By Emily Chow
KUALA LUMPUR (Reuters) - Malaysian palm oil futures fell at the midday break on Monday, as weak export demand and losses in U.S. soyoil weighed.
The benchmark palm oil contract for September delivery on the Bursa Malaysia Derivatives Exchange was down 0.8 percent at 2,266 ringgit ($564.81) per tonne, its sharpest intraday loss since June 19.
Palm gained in the previous session, snapping four consecutive days of losses. It is down nearly 7 percent so far this month.
Trading volumes stood at 19,531 lots of 25 tonnes each at noon.
"The market is lacking demand, this is the primary cause of price declines," said a Kuala Lumpur based trader.
"Exports have been bad since the export tax was reinstated, and Indonesian prices are more competitive than ours," added the trader, referring to Malaysia's tax on crude palm oil exports.
Malaysia resumed export taxes on crude palm oil in May, after suspending it for four months at the start of the year to increase demand and boost prices. It announced a 5 percent rate for the month of July.
Exports of palm oil and related products from the world's second largest producer declined 12.5 percent from June 1-25, reported inspection company AmSpec Agri Malaysia on Monday, versus the corresponding period in May.

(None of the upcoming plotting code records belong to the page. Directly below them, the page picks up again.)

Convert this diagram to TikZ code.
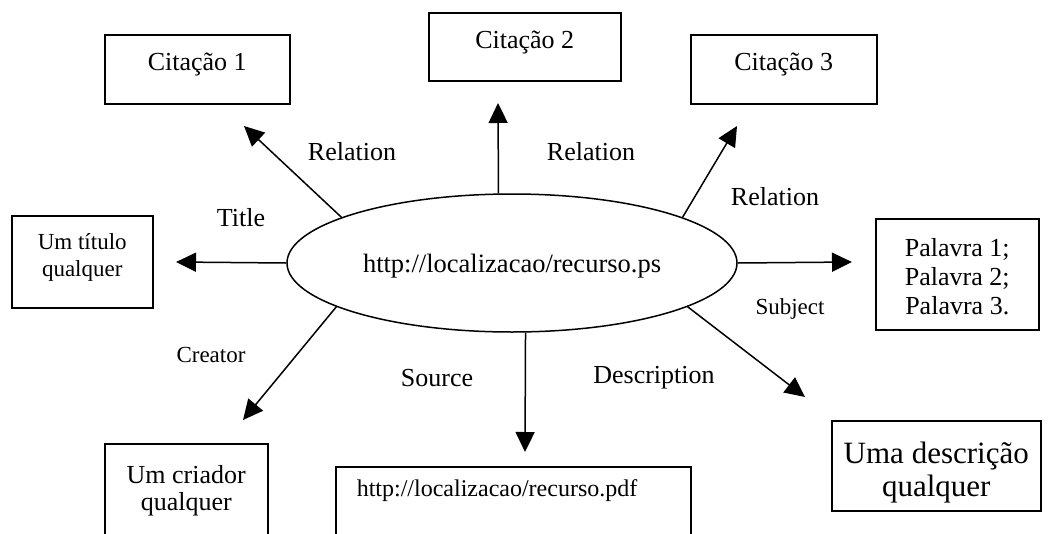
\documentclass[tikz,border=0pt]{standalone}
\usepackage{fontspec}
\setmainfont{Liberation Serif}
\usetikzlibrary{shapes.geometric,arrows.meta}

\begin{document}
\begin{tikzpicture}[x=1pt,y=-1pt]
    \tikzset{caixa/.style={draw,rectangle,line width=1.5pt,inner sep=0pt,anchor=north west,font=\fontsize{26}{29}\selectfont},
             rotulo/.style={inner sep=0pt,font=\fontsize{26}{29}\selectfont},
             pequeno/.style={font=\fontsize{23}{27}\selectfont},
             seta/.style={line width=1.5pt,-{Triangle[length=20pt,width=19pt]}}}
    \useasboundingbox (0,0) rectangle (1057,533);
    \clip (0,0) rectangle (1057,533);

    \node[draw,ellipse,line width=1.5pt,minimum width=450pt,minimum height=138pt,text height=20pt,text depth=2pt,font=\fontsize{26.5}{30}\selectfont] (rec) at (512,263) {http://localizacao/recurso.ps};

    \node[caixa,minimum width=185pt,text height=36pt,text depth=33pt] (cit1) at (104,34) {Citação 1};
    \node[caixa,minimum width=192pt,text height=36pt,text depth=32pt] (cit2) at (428,12) {Citação 2};
    \node[caixa,minimum width=186pt,text height=36pt,text depth=33pt] (cit3) at (690,34) {Citação 3};
    \node[caixa,pequeno,minimum width=141pt,text height=61pt,text depth=31pt,align=center] (titulo) at (11,215) {Um título\\qualquer};
    \node[caixa,minimum width=163pt,text height=96pt,text depth=15pt,align=center] (palavras) at (875,218) {Palavra 1;\\Palavra 2;\\Palavra 3.};
    \node[caixa,minimum width=163pt,text height=67pt,text depth=40pt,align=center,font=\fontsize{26}{27}\selectfont] (criador) at (104,443) {Um criador\\qualquer};
    \node[caixa,text width=313pt,inner xsep=21pt,align=left,text height=30pt,text depth=70pt,font=\fontsize{24}{28}\selectfont] (fonte) at (335,466) {http://localizacao/recurso.pdf};
    \node[caixa,minimum width=209pt,text height=76pt,text depth=14pt,align=center,font=\fontsize{31}{33}\selectfont] (descricao) at (831,420) {Uma descrição\\qualquer};

    \node[rotulo] (lTitle) at (241,218) {Title};
    \node[rotulo] (lRel1) at (352,152) {Relation};
    \node[rotulo] (lRel2) at (591,152) {Relation};
    \node[rotulo] (lRel3) at (775,197) {Relation};
    \node[rotulo,pequeno] (lSubj) at (790,309) {Subject};
    \node[rotulo,pequeno] (lCria) at (211,355) {Creator};
    \node[rotulo] (lFonte) at (437,378) {Source};
    \node[rotulo] (lDesc) at (654,378) {Description};

    \coordinate (pTitle) at (176,262);
    \coordinate (pRel1) at (244,126);
    \coordinate (pRel2) at (498,103);
    \coordinate (pRel3) at (737,126);
    \coordinate (pSubj) at (852,262);
    \coordinate (pCria) at (243,420);
    \coordinate (pFonte) at (525,452);
    \coordinate (pDesc) at (805,397);

    \draw[seta] (rec.180) -- (pTitle);
    \draw[seta] (rec.165) -- (pRel1);
    \draw[seta] (rec.101) -- (pRel2);
    \draw[seta] (rec.15) -- (pRel3);
    \draw[seta] (rec.0) -- (pSubj);
    \draw[seta] (rec.194) -- (pCria);
    \draw[seta] (rec.281) -- (pFonte);
    \draw[seta] (rec.346) -- (pDesc);
\end{tikzpicture}
\end{document}
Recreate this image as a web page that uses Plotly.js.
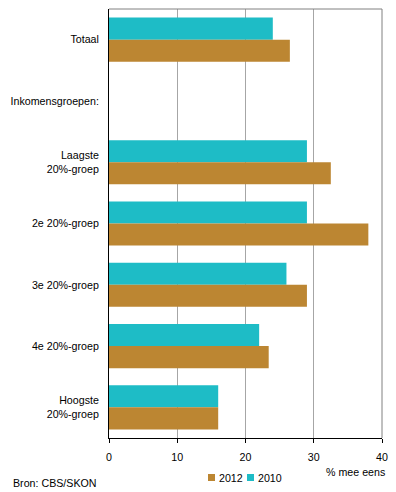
<!DOCTYPE html>
<html>
<head>
<meta charset="utf-8">
<script src="https://cdn.plot.ly/plotly-3.0.1.min.js"></script>
<style>html,body{margin:0;padding:0;background:#fff;}#chart{width:396px;height:492px;}</style>
</head>
<body>
<div id="chart"></div>
<script>
var categories = ["Totaal", "Inkomensgroepen:", "Laagste<br>20%-groep", "2e 20%-groep", "3e 20%-groep", "4e 20%-groep", "Hoogste<br>20%-groep"];
var values2010 = [24, null, 29, 29, 26, 22, 16];
var values2012 = [26.5, null, 32.5, 38, 29, 23.4, 16];
var xTicks = [0, 10, 20, 30, 40];
var seriesNames = ["2012", "2010"];

var teal = "#1EBCC6";
var ochre = "#BC8632";
var FS = 10.67;

var traces = [
  {type: "bar", orientation: "h", name: "2010", y: categories, x: values2010,
   marker: {color: teal}, hoverinfo: "x+name", showlegend: false},
  {type: "bar", orientation: "h", name: "2012", y: categories, x: values2012,
   marker: {color: ochre}, hoverinfo: "x+name", showlegend: false}
];

// plot area in pixels: x 109..382, y 9..438
function px2x(p) { return (p - 109) / 273; }
function px2y(p) { return (438 - p) / 429; }

var legendColors = [ochre, teal];
var legendBoxX = [208, 247];
var shapes = [
  {type: "line", xref: "paper", yref: "paper", x0: 0, x1: 1, y0: 1, y1: 1, line: {color: "#808080", width: 1}},
  {type: "line", xref: "paper", yref: "paper", x0: 1, x1: 1, y0: 0, y1: 1, line: {color: "#808080", width: 1}}
];
var annotations = [
  {text: "% mee eens", xref: "paper", yref: "paper", x: px2x(387), y: px2y(472),
   xanchor: "right", yanchor: "middle", showarrow: false, font: {size: FS}},
  {text: "Bron: CBS/SKON", xref: "paper", yref: "paper", x: px2x(11), y: px2y(483),
   xanchor: "left", yanchor: "middle", showarrow: false, font: {size: FS}}
];
for (var i = 0; i < seriesNames.length; i++) {
  shapes.push({type: "rect", xref: "paper", yref: "paper",
    x0: px2x(legendBoxX[i]), x1: px2x(legendBoxX[i] + 7), y0: px2y(481), y1: px2y(474),
    fillcolor: legendColors[i], line: {width: 0}});
  annotations.push({text: seriesNames[i], xref: "paper", yref: "paper",
    x: px2x(legendBoxX[i] + 9), y: px2y(477.5), xanchor: "left", yanchor: "middle",
    showarrow: false, font: {size: FS}});
}

var layout = {
  width: 396, height: 492,
  margin: {l: 109, r: 14, t: 9, b: 54},
  paper_bgcolor: "#fff", plot_bgcolor: "#fff",
  font: {family: "Liberation Sans, Arial, sans-serif", size: FS, color: "#000"},
  barmode: "group", bargap: 0.28, bargroupgap: 0,
  showlegend: false,
  xaxis: {range: [0, 40], tickvals: xTicks, ticktext: xTicks.map(String),
          showgrid: true, gridcolor: "#A6A6A6", gridwidth: 1,
          showline: true, linecolor: "#000", linewidth: 1,
          ticks: "outside", ticklen: 4, tickcolor: "#000", zeroline: false,
          ticklabelstandoff: 5, fixedrange: true, automargin: false},
  yaxis: {type: "category", autorange: "reversed", categoryorder: "array", categoryarray: categories,
          showgrid: false, showline: true, linecolor: "#000", linewidth: 1,
          ticks: "", ticklabelstandoff: 7, zeroline: false, fixedrange: true, automargin: false},
  shapes: shapes,
  annotations: annotations
};

Plotly.newPlot("chart", traces, layout, {displayModeBar: false, staticPlot: true});
</script>
</body>
</html>
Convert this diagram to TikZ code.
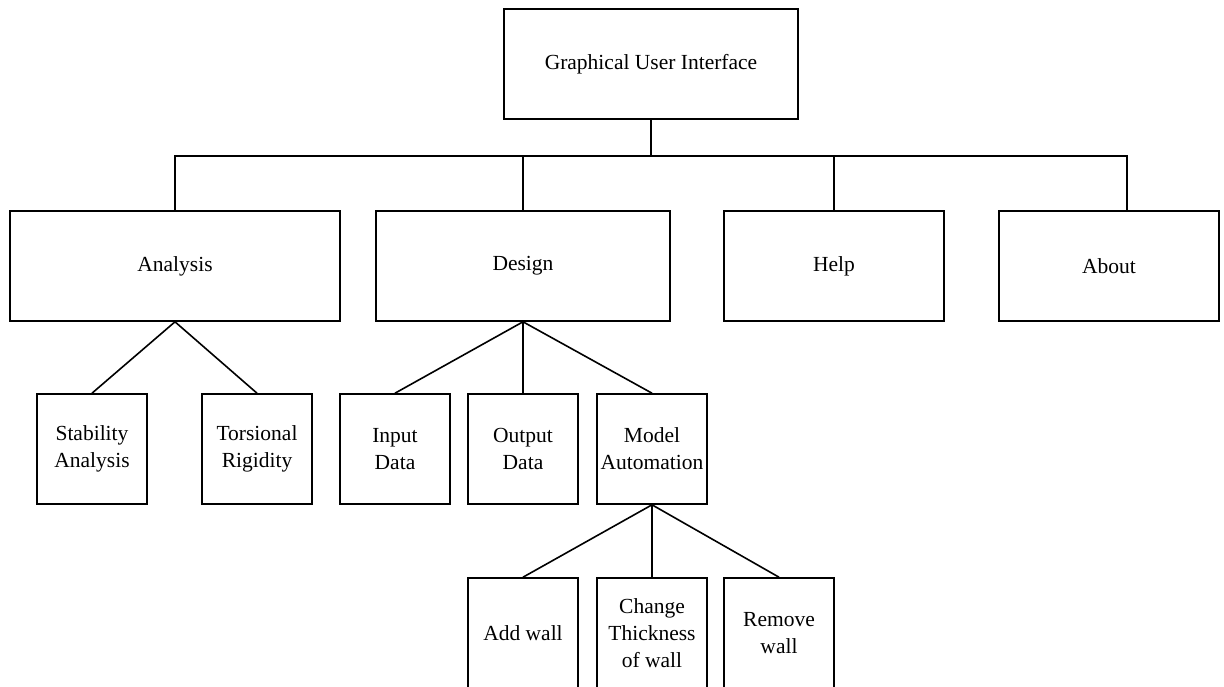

Palm's decline could also be due to weakness in U.S. soyoil on the Chicago Board Of Trade, another trader said. The Chicago July soybean oil contract was last down 0.2 percent on Monday.
In other related oils, the September soybean oil on China's Dalian Commodity Exchange rose 0.3 percent, while the Dalian September palm oil contract was up 0.3 percent.
Palm oil prices track the performance of other edible oils, as they compete for a share in the global vegetable oils market.